— start —
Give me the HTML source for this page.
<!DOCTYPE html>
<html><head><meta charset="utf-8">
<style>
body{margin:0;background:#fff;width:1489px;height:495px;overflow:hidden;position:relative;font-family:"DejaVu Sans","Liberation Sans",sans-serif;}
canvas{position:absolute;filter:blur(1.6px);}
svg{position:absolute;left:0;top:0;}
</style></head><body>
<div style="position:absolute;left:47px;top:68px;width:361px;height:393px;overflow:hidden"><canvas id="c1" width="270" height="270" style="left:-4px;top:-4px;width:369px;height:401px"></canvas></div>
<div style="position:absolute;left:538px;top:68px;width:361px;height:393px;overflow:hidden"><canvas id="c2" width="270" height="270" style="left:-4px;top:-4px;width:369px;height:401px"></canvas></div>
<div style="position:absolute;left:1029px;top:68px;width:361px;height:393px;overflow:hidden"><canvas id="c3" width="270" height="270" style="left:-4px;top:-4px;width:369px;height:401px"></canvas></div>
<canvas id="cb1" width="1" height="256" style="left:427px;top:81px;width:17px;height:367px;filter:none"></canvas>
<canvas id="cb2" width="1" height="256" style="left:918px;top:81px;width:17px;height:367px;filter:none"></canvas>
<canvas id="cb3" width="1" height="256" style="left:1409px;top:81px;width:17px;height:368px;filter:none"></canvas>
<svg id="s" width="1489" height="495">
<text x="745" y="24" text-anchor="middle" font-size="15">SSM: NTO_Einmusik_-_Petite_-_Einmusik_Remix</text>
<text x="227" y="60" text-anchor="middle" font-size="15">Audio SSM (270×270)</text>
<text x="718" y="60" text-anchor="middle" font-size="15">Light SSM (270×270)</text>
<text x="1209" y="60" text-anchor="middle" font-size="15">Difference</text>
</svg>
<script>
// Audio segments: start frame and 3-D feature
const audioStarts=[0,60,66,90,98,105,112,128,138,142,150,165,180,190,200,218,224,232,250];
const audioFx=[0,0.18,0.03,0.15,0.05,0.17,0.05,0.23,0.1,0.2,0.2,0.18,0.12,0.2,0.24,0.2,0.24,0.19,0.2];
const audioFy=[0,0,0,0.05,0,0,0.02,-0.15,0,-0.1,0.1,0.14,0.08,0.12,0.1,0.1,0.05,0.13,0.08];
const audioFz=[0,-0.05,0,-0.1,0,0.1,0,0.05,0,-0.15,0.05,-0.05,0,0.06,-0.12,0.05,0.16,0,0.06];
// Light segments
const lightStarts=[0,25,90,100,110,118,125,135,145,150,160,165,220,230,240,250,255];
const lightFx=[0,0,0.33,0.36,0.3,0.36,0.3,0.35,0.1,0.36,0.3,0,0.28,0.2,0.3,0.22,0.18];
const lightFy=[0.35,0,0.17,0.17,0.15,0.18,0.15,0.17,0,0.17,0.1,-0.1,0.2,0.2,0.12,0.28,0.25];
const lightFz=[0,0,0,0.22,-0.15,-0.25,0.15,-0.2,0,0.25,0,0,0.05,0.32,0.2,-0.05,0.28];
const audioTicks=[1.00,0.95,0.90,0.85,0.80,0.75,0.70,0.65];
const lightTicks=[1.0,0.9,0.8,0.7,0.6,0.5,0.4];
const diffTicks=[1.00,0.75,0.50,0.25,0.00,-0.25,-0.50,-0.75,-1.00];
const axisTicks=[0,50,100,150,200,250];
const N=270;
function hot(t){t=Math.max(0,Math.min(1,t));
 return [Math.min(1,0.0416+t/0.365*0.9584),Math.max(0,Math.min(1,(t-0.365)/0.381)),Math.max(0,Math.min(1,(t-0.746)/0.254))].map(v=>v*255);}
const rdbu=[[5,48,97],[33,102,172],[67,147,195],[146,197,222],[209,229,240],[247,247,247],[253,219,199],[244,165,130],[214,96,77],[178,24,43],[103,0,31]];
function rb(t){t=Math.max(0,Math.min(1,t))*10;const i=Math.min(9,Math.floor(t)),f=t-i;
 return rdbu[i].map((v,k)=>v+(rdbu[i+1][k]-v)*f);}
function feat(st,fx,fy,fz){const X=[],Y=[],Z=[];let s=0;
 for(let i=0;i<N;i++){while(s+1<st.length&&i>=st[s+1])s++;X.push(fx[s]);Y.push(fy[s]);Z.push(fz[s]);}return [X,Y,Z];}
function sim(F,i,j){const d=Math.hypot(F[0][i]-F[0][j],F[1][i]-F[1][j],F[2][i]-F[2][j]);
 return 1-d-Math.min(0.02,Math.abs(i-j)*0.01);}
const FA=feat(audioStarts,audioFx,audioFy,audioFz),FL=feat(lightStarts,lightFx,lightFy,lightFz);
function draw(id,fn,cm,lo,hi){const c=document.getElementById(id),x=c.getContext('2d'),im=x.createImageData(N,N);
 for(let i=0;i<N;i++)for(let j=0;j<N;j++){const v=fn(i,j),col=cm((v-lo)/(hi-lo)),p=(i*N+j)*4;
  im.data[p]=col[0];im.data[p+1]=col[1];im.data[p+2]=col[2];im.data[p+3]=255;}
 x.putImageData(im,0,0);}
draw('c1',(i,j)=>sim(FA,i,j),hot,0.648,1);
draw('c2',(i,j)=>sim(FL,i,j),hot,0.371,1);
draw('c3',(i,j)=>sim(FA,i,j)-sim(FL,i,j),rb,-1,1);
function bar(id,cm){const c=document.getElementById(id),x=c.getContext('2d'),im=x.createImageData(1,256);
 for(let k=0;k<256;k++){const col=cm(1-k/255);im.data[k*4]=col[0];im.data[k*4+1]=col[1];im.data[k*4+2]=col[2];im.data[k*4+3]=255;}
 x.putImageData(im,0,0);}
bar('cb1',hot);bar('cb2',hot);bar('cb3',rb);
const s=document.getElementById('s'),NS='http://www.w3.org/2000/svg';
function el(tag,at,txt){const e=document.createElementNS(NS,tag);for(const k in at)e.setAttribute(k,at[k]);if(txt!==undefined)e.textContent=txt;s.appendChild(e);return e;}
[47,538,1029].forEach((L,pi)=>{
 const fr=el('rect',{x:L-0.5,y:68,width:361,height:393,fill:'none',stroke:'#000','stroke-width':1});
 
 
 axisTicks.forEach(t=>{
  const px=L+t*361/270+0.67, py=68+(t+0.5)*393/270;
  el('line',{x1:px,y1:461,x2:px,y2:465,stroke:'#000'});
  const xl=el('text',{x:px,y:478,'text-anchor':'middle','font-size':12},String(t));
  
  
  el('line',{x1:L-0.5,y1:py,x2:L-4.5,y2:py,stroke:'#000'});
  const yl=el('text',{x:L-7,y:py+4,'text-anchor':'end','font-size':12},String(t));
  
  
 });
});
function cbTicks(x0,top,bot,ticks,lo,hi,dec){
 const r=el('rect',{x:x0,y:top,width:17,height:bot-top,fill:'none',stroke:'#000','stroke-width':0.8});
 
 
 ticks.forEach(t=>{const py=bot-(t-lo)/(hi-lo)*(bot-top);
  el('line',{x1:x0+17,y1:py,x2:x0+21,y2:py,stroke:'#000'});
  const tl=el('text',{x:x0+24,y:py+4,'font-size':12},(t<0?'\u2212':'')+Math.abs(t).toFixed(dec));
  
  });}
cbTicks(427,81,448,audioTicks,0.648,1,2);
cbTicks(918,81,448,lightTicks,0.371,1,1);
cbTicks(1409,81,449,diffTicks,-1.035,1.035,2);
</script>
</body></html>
— end —
All of the lines above must be returned exactly.

Task result
Give me the HTML source for this page.
<!DOCTYPE html>
<html><head><meta charset="utf-8">
<style>
body{margin:0;background:#fff;width:1489px;height:495px;overflow:hidden;position:relative;font-family:"DejaVu Sans","Liberation Sans",sans-serif;}
canvas{position:absolute;filter:blur(1.6px);}
svg{position:absolute;left:0;top:0;}
</style></head><body>
<div style="position:absolute;left:47px;top:68px;width:361px;height:393px;overflow:hidden"><canvas id="c1" width="270" height="270" style="left:-4px;top:-4px;width:369px;height:401px"></canvas></div>
<div style="position:absolute;left:538px;top:68px;width:361px;height:393px;overflow:hidden"><canvas id="c2" width="270" height="270" style="left:-4px;top:-4px;width:369px;height:401px"></canvas></div>
<div style="position:absolute;left:1029px;top:68px;width:361px;height:393px;overflow:hidden"><canvas id="c3" width="270" height="270" style="left:-4px;top:-4px;width:369px;height:401px"></canvas></div>
<canvas id="cb1" width="1" height="256" style="left:427px;top:81px;width:17px;height:367px;filter:none"></canvas>
<canvas id="cb2" width="1" height="256" style="left:918px;top:81px;width:17px;height:367px;filter:none"></canvas>
<canvas id="cb3" width="1" height="256" style="left:1409px;top:81px;width:17px;height:368px;filter:none"></canvas>
<svg id="s" width="1489" height="495">
<text x="745" y="24" text-anchor="middle" font-size="15">SSM: NTO_Einmusik_-_Petite_-_Einmusik_Remix</text>
<text x="227" y="60" text-anchor="middle" font-size="15">Audio SSM (270×270)</text>
<text x="718" y="60" text-anchor="middle" font-size="15">Light SSM (270×270)</text>
<text x="1209" y="60" text-anchor="middle" font-size="15">Difference</text>
</svg>
<script>
// Audio segments: start frame and 3-D feature
const audioStarts=[0,60,66,90,98,105,112,128,138,142,150,165,180,190,200,218,224,232,250];
const audioFx=[0,0.18,0.03,0.15,0.05,0.17,0.05,0.23,0.1,0.2,0.2,0.18,0.12,0.2,0.24,0.2,0.24,0.19,0.2];
const audioFy=[0,0,0,0.05,0,0,0.02,-0.15,0,-0.1,0.1,0.14,0.08,0.12,0.1,0.1,0.05,0.13,0.08];
const audioFz=[0,-0.05,0,-0.1,0,0.1,0,0.05,0,-0.15,0.05,-0.05,0,0.06,-0.12,0.05,0.16,0,0.06];
// Light segments
const lightStarts=[0,25,90,100,110,118,125,135,145,150,160,165,220,230,240,250,255];
const lightFx=[0,0,0.33,0.36,0.3,0.36,0.3,0.35,0.1,0.36,0.3,0,0.28,0.2,0.3,0.22,0.18];
const lightFy=[0.35,0,0.17,0.17,0.15,0.18,0.15,0.17,0,0.17,0.1,-0.1,0.2,0.2,0.12,0.28,0.25];
const lightFz=[0,0,0,0.22,-0.15,-0.25,0.15,-0.2,0,0.25,0,0,0.05,0.32,0.2,-0.05,0.28];
const audioTicks=[1.00,0.95,0.90,0.85,0.80,0.75,0.70,0.65];
const lightTicks=[1.0,0.9,0.8,0.7,0.6,0.5,0.4];
const diffTicks=[1.00,0.75,0.50,0.25,0.00,-0.25,-0.50,-0.75,-1.00];
const axisTicks=[0,50,100,150,200,250];
const N=270;
function hot(t){t=Math.max(0,Math.min(1,t));
 return [Math.min(1,0.0416+t/0.365*0.9584),Math.max(0,Math.min(1,(t-0.365)/0.381)),Math.max(0,Math.min(1,(t-0.746)/0.254))].map(v=>v*255);}
const rdbu=[[5,48,97],[33,102,172],[67,147,195],[146,197,222],[209,229,240],[247,247,247],[253,219,199],[244,165,130],[214,96,77],[178,24,43],[103,0,31]];
function rb(t){t=Math.max(0,Math.min(1,t))*10;const i=Math.min(9,Math.floor(t)),f=t-i;
 return rdbu[i].map((v,k)=>v+(rdbu[i+1][k]-v)*f);}
function feat(st,fx,fy,fz){const X=[],Y=[],Z=[];let s=0;
 for(let i=0;i<N;i++){while(s+1<st.length&&i>=st[s+1])s++;X.push(fx[s]);Y.push(fy[s]);Z.push(fz[s]);}return [X,Y,Z];}
function sim(F,i,j){const d=Math.hypot(F[0][i]-F[0][j],F[1][i]-F[1][j],F[2][i]-F[2][j]);
 return 1-d-Math.min(0.02,Math.abs(i-j)*0.01);}
const FA=feat(audioStarts,audioFx,audioFy,audioFz),FL=feat(lightStarts,lightFx,lightFy,lightFz);
function draw(id,fn,cm,lo,hi){const c=document.getElementById(id),x=c.getContext('2d'),im=x.createImageData(N,N);
 for(let i=0;i<N;i++)for(let j=0;j<N;j++){const v=fn(i,j),col=cm((v-lo)/(hi-lo)),p=(i*N+j)*4;
  im.data[p]=col[0];im.data[p+1]=col[1];im.data[p+2]=col[2];im.data[p+3]=255;}
 x.putImageData(im,0,0);}
draw('c1',(i,j)=>sim(FA,i,j),hot,0.648,1);
draw('c2',(i,j)=>sim(FL,i,j),hot,0.371,1);
draw('c3',(i,j)=>sim(FA,i,j)-sim(FL,i,j),rb,-1,1);
function bar(id,cm){const c=document.getElementById(id),x=c.getContext('2d'),im=x.createImageData(1,256);
 for(let k=0;k<256;k++){const col=cm(1-k/255);im.data[k*4]=col[0];im.data[k*4+1]=col[1];im.data[k*4+2]=col[2];im.data[k*4+3]=255;}
 x.putImageData(im,0,0);}
bar('cb1',hot);bar('cb2',hot);bar('cb3',rb);
const s=document.getElementById('s'),NS='http://www.w3.org/2000/svg';
function el(tag,at,txt){const e=document.createElementNS(NS,tag);for(const k in at)e.setAttribute(k,at[k]);if(txt!==undefined)e.textContent=txt;s.appendChild(e);return e;}
[47,538,1029].forEach((L,pi)=>{
 const fr=el('rect',{x:L-0.5,y:68,width:361,height:393,fill:'none',stroke:'#000','stroke-width':1});
 
 
 axisTicks.forEach(t=>{
  const px=L+t*361/270+0.67, py=68+(t+0.5)*393/270;
  el('line',{x1:px,y1:461,x2:px,y2:465,stroke:'#000'});
  const xl=el('text',{x:px,y:478,'text-anchor':'middle','font-size':12},String(t));
  
  
  el('line',{x1:L-0.5,y1:py,x2:L-4.5,y2:py,stroke:'#000'});
  const yl=el('text',{x:L-7,y:py+4,'text-anchor':'end','font-size':12},String(t));
  
  
 });
});
function cbTicks(x0,top,bot,ticks,lo,hi,dec){
 const r=el('rect',{x:x0,y:top,width:17,height:bot-top,fill:'none',stroke:'#000','stroke-width':0.8});
 
 
 ticks.forEach(t=>{const py=bot-(t-lo)/(hi-lo)*(bot-top);
  el('line',{x1:x0+17,y1:py,x2:x0+21,y2:py,stroke:'#000'});
  const tl=el('text',{x:x0+24,y:py+4,'font-size':12},(t<0?'\u2212':'')+Math.abs(t).toFixed(dec));
  
  });}
cbTicks(427,81,448,audioTicks,0.648,1,2);
cbTicks(918,81,448,lightTicks,0.371,1,1);
cbTicks(1409,81,449,diffTicks,-1.035,1.035,2);
</script>
</body></html>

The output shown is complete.